Successful digital negotiation: Adapt to survive

Employment & Skills | Reports | Sponsored

International best-selling author and negotiation advisor, Jack Nasher is an expert in using psychological concepts to influence negotiations and achieve successful outcomes. In light of the current coronavirus pandemic, he explains that companies and business professionals need to adapt their behaviours in order to succeed in digital negotiations.

The impact on the business environment by Coronavirus has been sudden and dramatic. Businesses and their employees have had to radically change the way they work. For most, that has meant working from home. Gone are the board room meetings, pitches and presentations, replaced by digital forms of communication. It takes getting used to, especially if you’re now working from home instead of the office. Doing it effectively means understanding and leveraging digital decision-making processes to make the transition as seamless as possible, in order to secure the same, if not better outcomes. The perception that communications in the virtual realm are no different to those conducted in physical meeting rooms is wrong, as businesses will soon find out, if they don’t adapt accordingly.

New challenges require fresh thinking

Important negotiations, which formerly took place round a table, in real-life, real-time scenarios, now take place in a digital environment, adding a whole new dimension to how they’re set-up, run and, crucially, how successful they are. Getting the most from them means understanding how technology changes the way we communicate. Businesses must evaluate their operations and implement measures in order to optimise their digital communication strategy.
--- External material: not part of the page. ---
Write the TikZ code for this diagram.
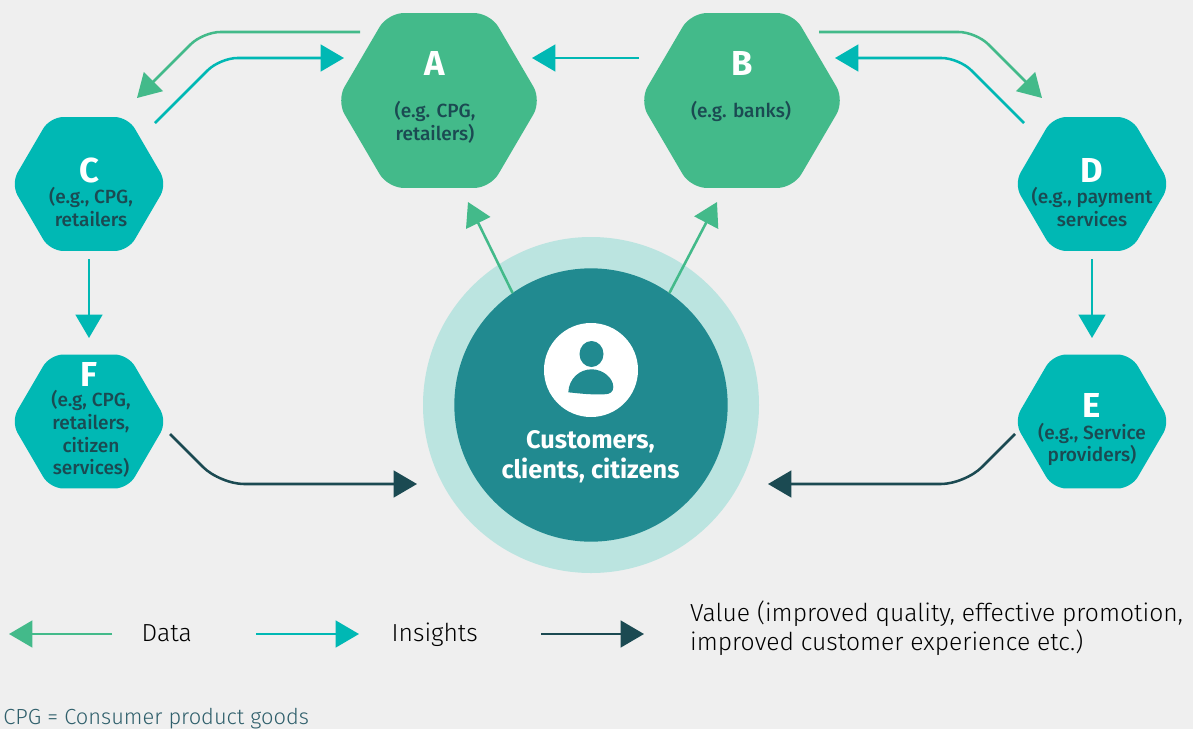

That means addressing three key issues:

  • Understanding the unique challenges the business model faces by increased virtual negotiations.
  • Evaluating and selecting the most effective methods of digital communication for the company’s needs.
  • Examining how staff can adapt their behaviour to achieve the best negotiation outcomes.

Virtual negotiation requires a different approach

When negotiating by phone, email, or even video call, meeting times tend to shorter than meeting in person. You need to get your message across and achieve the best outcome in less time. As a result, the communication becomes less personal and this can have an impact on your ability to influence the course of the negotiation. When you’re in the same room, body language, facial expressions and vocal nuances are more tangible. And these offer real insights that can make a real difference to the success of any negotiation, so parties need to be more conscious of focussing on subliminal signs. Email, in particular, can lead to communication breakdowns, especially if the parties don’t know each other and have never met in person. A study by the University of Illinois found that when participants tried to be funny, cynical or even just friendly, email messages are often misconstrued. During intercultural email exchanges, divergence was even greater.

That’s not to say that email doesn’t have its place, but it should be used for arranging formal meetings, updates, or to send documents. It’s also useful for signing off on negotiations: if you send a PDF attachment stating your position (rather than a Word document)the other party tends to negotiate less, as a PDF is often perceived as a ‘final version’.

Learn to leverage technology to your advantage

The biggest challenge for business negotiations is that someone is more likely to say ‘no’ using a digital communication than during a physical meeting. Indeed, in this age of communication technology, a ‘no’ usually means saying nothing at all. This is why the term ‘ghosting’ has appeared in the modern vernacular. If you really want to convince the other party, use the phone. It’s more difficult to say ‘no’ and they can’t ‘ghost’ you. Saying ‘no’ via email can work in your favour, particularly when you or your staff are dealing with experienced negotiators. When communicating by email, you are less likely to be duped, instead you have time to reflect and say ‘no’ later, if need be. As a rule of thumb, opt for an email negotiation when you know the other party, and/or if the other party is an experienced negotiator.

Businesses may need to supply specialist training to staff, particularly as excellent negotiating skills become more important in times of limited resources. The coronavirus has fundamentally changed the way we work, communicate and negotiate. Organisation and business professionals alike need to review their behaviour and practices to adapt, survive and turn the challenges into advantages.